Of his fellow trainees, Steve Bolus was really the only one who did much more than work locally. “We all wrestled amateur for a few months, and then he started teaching us pro moves. The following summer, I fell in love with it. It was like a duck to water. Al used to have matches at the gym, maybe once a month. To see the guys have their matches and working out, it was incredible.”

In his first match, he teamed with Bolus against Johnny Evans (later Reggie Love) and Bull Johnson (father of Bullwhip Danny Johnson).

Like a lot of rookies, an injury to another worker led to his break. The midgets were on tour in Ontario with Dave Dubois and Victor the bear, with a couple of big guys; one of the big guys got hurt and Pepper joined the summer tour. The midgets recommended him to Jack Britton, who brought him into Detroit.

Martin started in Sarnia, stayed in a rooming house in Windsor where Jack Palla and Bill Dromo also stayed. “Mrs. Moriarti. She spoke broken English, a lovely, lovely little lady,” Pepper recalled like it was yesterday. “Her deal was $15 a week room and board, and she’d serve us a late breakfast and dinner before we went on the road. And if you wanted your laundry done, it was $20 a week. That’s where I stayed for my first few months on the road, and that was my first territory.”

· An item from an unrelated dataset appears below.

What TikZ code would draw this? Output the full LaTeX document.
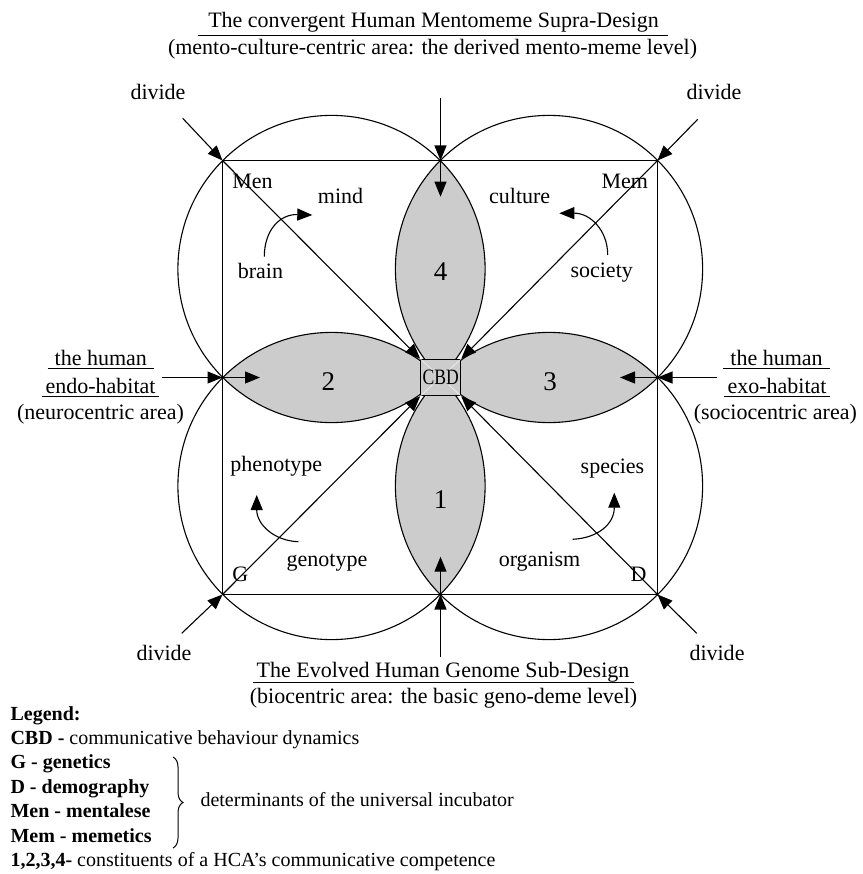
\documentclass[tikz,border=0pt]{standalone}
\usepackage{fontspec}
\setmainfont{Liberation Serif}
\usetikzlibrary{arrows.meta,decorations.pathreplacing}
\definecolor{lensgray}{RGB}{204,204,204}
\begin{document}
\begin{tikzpicture}[x=1pt,y=-1pt,
  line width=1.1pt,
  lbl/.style={inner sep=0pt, anchor=base, font=\fontsize{22}{26}\selectfont},
  lblw/.style={lbl, anchor=base west},
  num/.style={inner sep=0pt, anchor=base, font=\fontsize{27}{32}\selectfont},
  leg/.style={inner sep=0pt, anchor=base west, font=\fontsize{20}{24}\selectfont},
  arr/.style={-{Triangle[length=15pt,width=12pt]}},
  ul/.style={line width=1pt},
]
\useasboundingbox (0,0) rectangle (862,874);
% geometry
\coordinate (O) at (440.5,377.5);
\coordinate (TL) at (222.5,160.5);
\coordinate (TR) at (657.5,160.5);
\coordinate (BL) at (222.5,594.5);
\coordinate (BR) at (657.5,594.5);
\coordinate (T) at (440.5,160.5);
\coordinate (B) at (440.5,594.5);
\coordinate (L) at (222.5,377.5);
\coordinate (R) at (657.5,377.5);
\coordinate (cTL) at (331.5,269);
\coordinate (cTR) at (549,269);
\coordinate (cBL) at (331.5,486);
\coordinate (cBR) at (549,486);
\def\rad{153.6pt}
% lenses
\begin{scope}\clip (cTL) circle (\rad); \fill[lensgray] (cTR) circle (\rad); \end{scope}
\begin{scope}\clip (cTL) circle (\rad); \fill[lensgray] (cBL) circle (\rad); \end{scope}
\begin{scope}\clip (cBR) circle (\rad); \fill[lensgray] (cTR) circle (\rad); \end{scope}
\begin{scope}\clip (cBR) circle (\rad); \fill[lensgray] (cBL) circle (\rad); \end{scope}
% square and circles
\draw (TL) rectangle (BR);
\draw (cTL) circle (\rad);
\draw (cTR) circle (\rad);
\draw (cBL) circle (\rad);
\draw (cBR) circle (\rad);
% CBD box
\node[draw, fill=lensgray, minimum width=40pt, minimum height=36.4pt, inner sep=0pt,
      font=\fontsize{22}{26}\selectfont] (cbd) at (440.7,377.5) {\scalebox{0.8}[1]{CBD}};
\draw[white, opacity=0.7, line width=0.7pt, shorten >=11pt] (cbd.north west) -- (cbd.center);
\draw[white, opacity=0.7, line width=0.7pt, shorten >=11pt] (cbd.north east) -- (cbd.center);
\draw[white, opacity=0.7, line width=0.7pt, shorten >=11pt] (cbd.south west) -- (cbd.center);
\draw[white, opacity=0.7, line width=0.7pt, shorten >=11pt] (cbd.south east) -- (cbd.center);
% diagonals
\draw[arr] (TL) -- (cbd.north west);
\draw[arr] (TR) -- (cbd.north east);
\draw[arr] (BL) -- (cbd.south west);
\draw[arr] (BR) -- (cbd.south east);
% side arrows
\coordinate (topS) at (440.5,98.3);
\coordinate (topI) at (440.5,196.7);
\coordinate (botS) at (440.5,656.7);
\coordinate (botI) at (440.5,556.7);
\coordinate (leftS) at (162.3,377.5);
\coordinate (leftI) at (260,377.5);
\coordinate (rightS) at (716.7,377.5);
\coordinate (rightI) at (620,377.5);
\draw[arr] (topS) -- (T);
\draw[arr] (T) -- (topI);
\draw[arr] (botS) -- (B);
\draw[arr] (B) -- (botI);
\draw[arr] (leftS) -- (L);
\draw[arr] (L) -- (leftI);
\draw[arr] (rightS) -- (R);
\draw[arr] (R) -- (rightI);
% divide arrows
\coordinate (dTLs) at (182.7,118.3);
\coordinate (dTRs) at (697.7,119.3);
\coordinate (dBLs) at (181.7,633.3);
\coordinate (dBRs) at (696.7,633.3);
\draw[arr] (dTLs) -- (TL);
\draw[arr] (dTRs) -- (TR);
\draw[arr] (dBLs) -- (BL);
\draw[arr] (dBRs) -- (BR);
% curved arrows
\coordinate (c1s) at (264.3,256.7); \coordinate (c1e) at (312.3,215);
\coordinate (c2s) at (607.7,255);   \coordinate (c2e) at (559.3,213.3);
\coordinate (c3s) at (298.3,541.7); \coordinate (c3e) at (256.7,495);
\coordinate (c4s) at (572.7,539.3); \coordinate (c4e) at (614.3,492.7);
\draw[arr] (c1s) .. controls (264.3,230) and (280,214) .. (c1e);
\draw[arr] (c2s) .. controls (607.7,230) and (590,213) .. (c2e);
\draw[arr] (c3s) .. controls (275,541) and (256.7,525) .. (c3e);
\draw[arr] (c4s) .. controls (598,538) and (614.3,524) .. (c4e);
% titles
\node[lbl] (title1) at (433.5,28) {The convergent Human Mentomeme Supra-Design};
\draw[ul] ([xshift=-10pt,yshift=-7.5pt]title1.base west) -- ([xshift=9pt,yshift=-7.5pt]title1.base east);
\node[lbl] (title2) at (432.5,55) {(mento-culture-centric area: the derived mento-meme level)};
\node[lbl] (btitle1) at (443,677) {The Evolved Human Genome Sub-Design};
\draw[ul] ([xshift=-3pt,yshift=-5.5pt]btitle1.base west) -- ([xshift=4pt,yshift=-5.5pt]btitle1.base east);
\node[lbl] (btitle2) at (443.5,703) {(biocentric area: the basic geno-deme level)};
% divide labels
\node[lbl] (dvTL) at (158,100) {divide};
\node[lbl] (dvTR) at (714,100) {divide};
\node[lbl] (dvBL) at (164,660) {divide};
\node[lbl] (dvBR) at (717,660) {divide};
% side labels
\node[lbl] (lh1) at (100.8,365.5) {the human};
\draw[ul] ([xshift=-6.5pt,yshift=-3pt]lh1.base west) -- ([xshift=6.5pt,yshift=-3pt]lh1.base east);
\node[lbl] (lh2) at (100.5,393) {endo-habitat};
\draw[ul] ([xshift=-3pt,yshift=-3pt]lh2.base west) -- ([xshift=3pt,yshift=-3pt]lh2.base east);
\node[lbl] (lh3) at (100.5,419) {(neurocentric area)};
\node[lbl] (rh1) at (776.5,365.5) {the human};
\draw[ul] ([xshift=-6.5pt,yshift=-3pt]rh1.base west) -- ([xshift=6.5pt,yshift=-3pt]rh1.base east);
\node[lbl] (rh2) at (777,393) {exo-habitat};
\draw[ul] ([xshift=-3pt,yshift=-3pt]rh2.base west) -- ([xshift=3pt,yshift=-3pt]rh2.base east);
\node[lbl] (rh3) at (775.3,419) {(sociocentric area)};
% inner labels
\node[lblw] (men) at (231.7,188.3) {Men};
\node[lblw] (mem) at (601,188.3) {Mem};
\node[lblw] (gg) at (231.7,581.7) {G};
\node[lblw] (dd) at (630,581.7) {D};
\node[lbl] (mind) at (340.5,204) {mind};
\node[lbl] (brain) at (260.5,278) {brain};
\node[lbl] (culture) at (519.7,204) {culture};
\node[lbl] (society) at (601.7,277) {society};
\node[lbl] (pheno) at (276.3,471.7) {phenotype};
\node[lbl] (geno) at (327,566.7) {genotype};
\node[lbl] (species) at (612.5,473.3) {species};
\node[lbl] (organism) at (539.5,566.7) {organism};
\node[num] (n4) at (440.5,280) {4};
\node[num] (n2) at (328.3,390) {2};
\node[num] (n3) at (550,390) {3};
\node[num] (n1) at (440.5,508.3) {1};
% legend
\node[leg] (lg0) at (10,720) {\textbf{Legend:}};
\node[leg] (lg1) at (10,744) {\textbf{CBD -} communicative behaviour dynamics};
\node[leg] (lg2) at (10,768) {\textbf{G - genetics}};
\node[leg] (lg3) at (10,793) {\textbf{D - demography}};
\node[leg] (lg4) at (10,817) {\textbf{Men - mentalese}};
\node[leg] (lg5) at (10,842) {\textbf{Mem - memetics}};
\node[leg] (lg6) at (10,866) {\textbf{1,2,3,4-} constituents of a HCA's communicative competence};
\coordinate (brT) at (173,757);
\coordinate (brB) at (173,848);
\draw[decorate, decoration={brace, amplitude=10pt}, line width=1pt] (brT) -- (brB);
\node[leg] (det) at (200,806.7) {determinants of the universal incubator};
\end{tikzpicture}
\end{document}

After Detroit, Martin went to Tennessee, back to Detroit, then Indianapolis for Jim Barnett which had just busted open around 1959. Pepper remembered being in the hotel a floor down from Emile Dupre, and counting his money. “I counted all that money, and I had $1,100 or $1,200. I kept counting it and counting it. I had never seen so much money in my life. In those days, Barnett was probably the best paying promoter. Those cities were selling out, Detroit $44,000, Cincinnati, Ohio, the brand new Coliseum, they were all selling out. We were just preliminary boys, but he paid very, very well.”

The Tulsa, Oklahoma, territory marked the first time that he took his wife and kids on the road. Jordy Martin quickly learned to pack on a moment’s notice, and be off to the next territory.

Meeting and befriending Al Lovelock was another key point in his career. “He was a great ring general, one of the best I ever saw.” Lovelock asked Martin to be his partner and they went to Leroy McGuirk and he agreed. The new team ordered their new outfits from a lady in Ohio. They also worked in Buffalo together.

“That was my first break as far as making some serious money,” said Martin, launching into a complicated story about friends in the mob and a poor payoff.

Martin and Lovelock worked out of New Orleans for about a year. “Horrendous trips” was how Martin described the territory. Pepper knew a few of the shadier characters around town, one of whom was Pete The Hat, bodyguard to a hotelier. “We got a bad payoff in Monroe, and it was a sellout. It was Al and I against Happy Humphrey,” said Martin. The next day over breakfast with Pete the Hat, Pepper complained about the payoff. That night after the matches in a bar on Bourbon Street, Pete the Hat promised Pepper he’d get his money back. “He was going to go get my money, and I had to go to his boss, Mitch Serial — we used to call him Big Daddy — ‘Big Daddy, you’ve got to go to Pete. He’s going to go to Monroe, Louisiana to see the promoter and get money. It’s silly. All wrestlers complain about their payoff.'”

In Texas, Martin was stabbed and went home to Hamilton. Morris Sigel in Houston called him about coming back to Texas, but this time as a babyface. While wrestling again in Houston, Pepper got a telegram from his sister that their father had had a heart attack. After returning home, Martin went to Minneapolis, then Vancouver, then St. Louis (Wrestling at the Chase — “I liked that very much, and met a lot of great guys in that territory”).

Then Martin got a call from Roy Shire in San Francisco, and he told his wife to pack the trailer once again. It was on the west coast that Pepper Martin became a star attraction, both in the ring and on the screen.

But that’s a (long) story for another day.